There is seeming absurd hypocrisy in the fact that political liberals are often more subjective or Postmodern in thinking, but are able to be very objective in unquestionably rejecting a conservative ideology. Earlier this year, three scholars released 20 research papers using meaningless buzz words and phrases to jump to equally baseless conclusions. Seven of these articles were accepted for publications in peer-reviewed journals. Aside from any political considerations, lecturer at Harvard Yascha Mounk cautions, “Some academic emperors – the ones who supposedly have the most to say about these crucial topics – have no clothes.” This is the precise sentiment I would like to convey.
When any professor, conservative or liberal, is willing to accept subjective nonsense as objective in their particular field of study, they cannot be trusted as an authority.
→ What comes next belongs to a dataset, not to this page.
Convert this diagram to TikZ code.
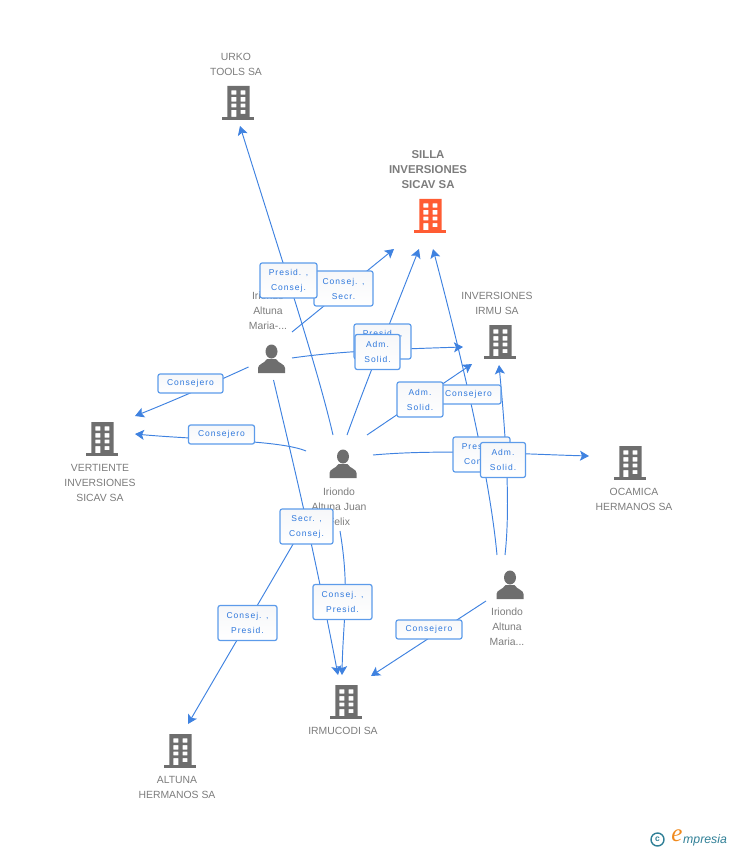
\documentclass[tikz,border=0pt]{standalone}
\usepackage{fontspec}
\setmainfont{Liberation Sans}
\newfontfamily\lblfont[LetterSpace=12]{Liberation Sans}
\newfontfamily\logoserif{Liberation Serif}
\usetikzlibrary{arrows.meta,calc}
\definecolor{linkblue}{HTML}{3F82E0}
\definecolor{boxblue}{HTML}{5C9BEA}
\definecolor{lbltext}{HTML}{2F78DC}
\definecolor{icongray}{HTML}{6E6E6E}
\definecolor{txtgray}{HTML}{7C7C7C}
\definecolor{hot}{HTML}{FF5C33}
\definecolor{teal1}{HTML}{2F7F96}
\definecolor{logoor}{HTML}{F08A1E}
\definecolor{tagtop}{HTML}{F6F7F9}
\tikzset{
  x=1pt,y=-1pt,
  iconbox/.style={inner sep=0pt,minimum width=32pt,minimum height=36pt},
  nm/.style={font=\fontsize{10.4}{15}\selectfont,text=txtgray,align=center,inner sep=0pt},
  nmhot/.style={font=\fontsize{11.4}{14.6}\selectfont\bfseries,text=txtgray,align=center,inner sep=0pt},
  link/.style={draw=linkblue,line width=0.95pt,-{Stealth[length=9pt,width=10pt,inset=2pt]}},
  tag/.style 2 args={draw=boxblue,line width=1.2pt,rounded corners=2.2pt,
    top color=tagtop,bottom color=white,
    minimum width=#1,minimum height=#2,inner sep=0pt,text=lbltext,align=center,
    font=\lblfont\fontsize{8.5}{15}\selectfont},
  bldg/.pic={
    \fill[pic actions,even odd rule]
      (-10.7,-17) rectangle (11.7,14)
      (-6.7,-12.7) rectangle (-1.7,-8.3)  (2.7,-12.7) rectangle (7.3,-8.3)
      (-6.7,-6) rectangle (-1.7,-1.3) (2.7,-6) rectangle (7.3,-1.3)
      (-6.7,0.7) rectangle (-1.7,4.3) (2.7,0.7) rectangle (7.3,4.3)
      (-6.7,7) rectangle (-1.7,14) (2.7,7) rectangle (7.3,11);
    \fill[pic actions] (-16,14) rectangle (16,17);
  },
  persn/.pic={
    \fill[pic actions] (0,-7.5) ellipse (6 and 7);
    \fill[pic actions] (-13.5,14) -- (-13.5,9) .. controls (-13.5,5) and (-7,4.5) .. (-4.5,0)
       -- (4.5,0) .. controls (7,4.5) and (13.5,5) .. (13.5,9) -- (13.5,14) -- cycle;
  }
}
\begin{document}
\begin{tikzpicture}
\useasboundingbox (0,0) rectangle (728,850);
% icons
\node[iconbox] (urko) at (238,103) {};
\node[iconbox] (silla) at (430,216) {};
\node[iconbox] (irmu) at (500,342) {};
\node[iconbox] (vert) at (102,439) {};
\node[iconbox] (ocam) at (630,463) {};
\node[iconbox] (irmc) at (346,702) {};
\node[iconbox] (altu) at (180,751) {};
\node[iconbox] (mara) at (271.5,359) {};
\node[iconbox] (juan) at (343,464) {};
\node[iconbox] (marb) at (510,585) {};
\pic[fill=icongray] at (urko) {bldg};
\pic[fill=hot] at (silla) {bldg};
\pic[fill=icongray] at (irmu) {bldg};
\pic[fill=icongray] at (vert) {bldg};
\pic[fill=icongray] at (ocam) {bldg};
\pic[fill=icongray] at (irmc) {bldg};
\pic[fill=icongray] at (altu) {bldg};
\pic[fill=icongray] at (mara) {persn};
\pic[fill=icongray] at (juan) {persn};
\pic[fill=icongray] at (marb) {persn};
% names
\node[nm] (urkot) at (236,64.5) {URKO\\TOOLS SA};
\node[nmhot] (sillat) at (428,169.5) {SILLA\\INVERSIONES\\SICAV SA};
\node[nm] (irmut) at (497,303.5) {INVERSIONES\\IRMU SA};
\node[nm] (marat) at (268,311) {Iriondo\\Altuna\\Maria-...};
\node[nm] (juant) at (339,507) {Iriondo\\Altuna Juan\\Felix};
\node[nm] (vertt) at (100,483) {VERTIENTE\\INVERSIONES\\SICAV SA};
\node[nm] (ocamt) at (634,499.5) {OCAMICA\\HERMANOS SA};
\node[nm] (marbt) at (507,627) {Iriondo\\Altuna\\Maria...};
\node[nm] (irmct) at (343,731) {IRMUCODI SA};
\node[nm] (altut) at (177,787.5) {ALTUNA\\HERMANOS SA};
% connectors
\draw[link] ($(juan)+(-10,-29)$) .. controls (318,370) and (285,270) .. ($(urko)+(2,23)$);
\draw[link] ($(mara)+(20.5,-27)$) -- ($(silla)+(-36,33)$);
\draw[link] ($(juan)+(4,-29)$) .. controls (365,385) and (395,310) .. ($(silla)+(-11,33)$);
\draw[link] ($(mara)+(20.5,-1)$) .. controls (340,351) and (400,349) .. ($(irmu)+(-37,5)$);
\draw[link] ($(juan)+(24,-29)$) -- ($(irmu)+(-28,22)$);
\draw[link] ($(marb)+(-13,-30)$) .. controls (490,480) and (465,370) .. ($(silla)+(3,33)$);
\draw[link] ($(marb)+(-5,-30)$) .. controls (510,510) and (507,450) .. ($(irmu)+(-1,23)$);
\draw[link] ($(juan)+(30,-9)$) .. controls (440,449) and (520,454) .. ($(ocam)+(-41,-7)$);
\draw[link] ($(mara)+(2,21)$) .. controls (290,450) and (310,530) .. ($(irmc)+(-8,-27)$);
\draw[link] ($(juan)+(-3,67)$) .. controls (350,590) and (343,620) .. ($(irmc)+(-4,-27)$);
\draw[link] ($(juan)+(-37,58)$) -- ($(altu)+(8,-27)$);
\draw[link] ($(marb)+(-24,16)$) -- ($(irmc)+(25,-26)$);
\draw[link] ($(mara)+(-23,8)$) .. controls (220,380) and (180,398) .. ($(vert)+(33,-23)$);
\draw[link] ($(juan)+(-37,-13)$) .. controls (280,440) and (200,440) .. ($(vert)+(33,-5)$);
% edge labels
\node[tag={65pt}{19pt}] (t1) at (190.5,383.5) {Consejero};
\node[tag={66pt}{19pt}] (t2) at (221.5,434.5) {Consejero};
\node[tag={59pt}{35pt}] (t3) at (343.5,288.5) {Consej. ,\\Secr.};
\node[tag={57pt}{35pt}] (t4) at (288.5,280.5) {Presid. ,\\Consej.};
\node[tag={57pt}{35pt}] (t5) at (382.5,341.5) {Presid. ,\\Consej.};
\node[tag={45pt}{35pt}] (t6) at (377.5,352) {Adm.\\Solid.};
\node[tag={65pt}{19pt}] (t7) at (468.5,394.5) {Consejero};
\node[tag={46pt}{35pt}] (t8) at (420,399.5) {Adm.\\Solid.};
\node[tag={57pt}{35pt}] (t9) at (481.5,454.5) {Presid. ,\\Consej.};
\node[tag={45pt}{35pt}] (t10) at (503,460) {Adm.\\Solid.};
\node[tag={53pt}{35pt}] (t11) at (306.5,526.5) {Secr. ,\\Consej.};
\node[tag={59pt}{35pt}] (t12) at (342.5,602) {Consej. ,\\Presid.};
\node[tag={59pt}{35pt}] (t13) at (247.5,623) {Consej. ,\\Presid.};
\node[tag={66pt}{19pt}] (t14) at (429,629.5) {Consejero};
% logo
\node[draw=teal1,line width=1.4pt,circle,minimum size=13pt,inner sep=0pt,text=teal1,font=\fontsize{8.5}{8.5}\selectfont\bfseries] (logoc) at (657.5,839.5) {c};
\node[inner sep=0pt,text=logoor,font=\logoserif\fontsize{25}{25}\selectfont\itshape] (logoe) at (677,836) {e};
\node[inner sep=0pt,text=teal1,font=\fontsize{12.3}{12}\selectfont\itshape,anchor=west] (logot) at (683,840.5) {mpresia};
\end{tikzpicture}
\end{document}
When a professor tries to offhandedly transmit their subjective political beliefs as a fact, they cannot be trusted – nor can students be expected to maintain the integrity of their beliefs in the coursework. If academia is willing to accept Postmodern ramblings in the fields of sociology, philosophy and other areas then it ought to be held to the same standard of acceptance with regard to the tolerance of political beliefs.
Contrary to what the growing chorus of voices on the right is saying, many liberal professors can be trusted to respect the academic freedom of their conservative students. They simply must be transparent in admitting their political bias if they are going to speak to political issues. The same standard applies for conservatives on college campuses. As students, we must simply be aware of the facts at hand; the odds are heavy that you will never encounter a conservative professor in classes at Vanderbilt. Dealing with this reality, the conscientious student will choose their mentors with great care in search of honest professors who are committed to intellectual diversity. These professors, regardless of political ideology, will make you a better person and enhance your ability to defend what you believe in. I, for one, am very grateful for the professors that have been open minded enough to deal with me fairly.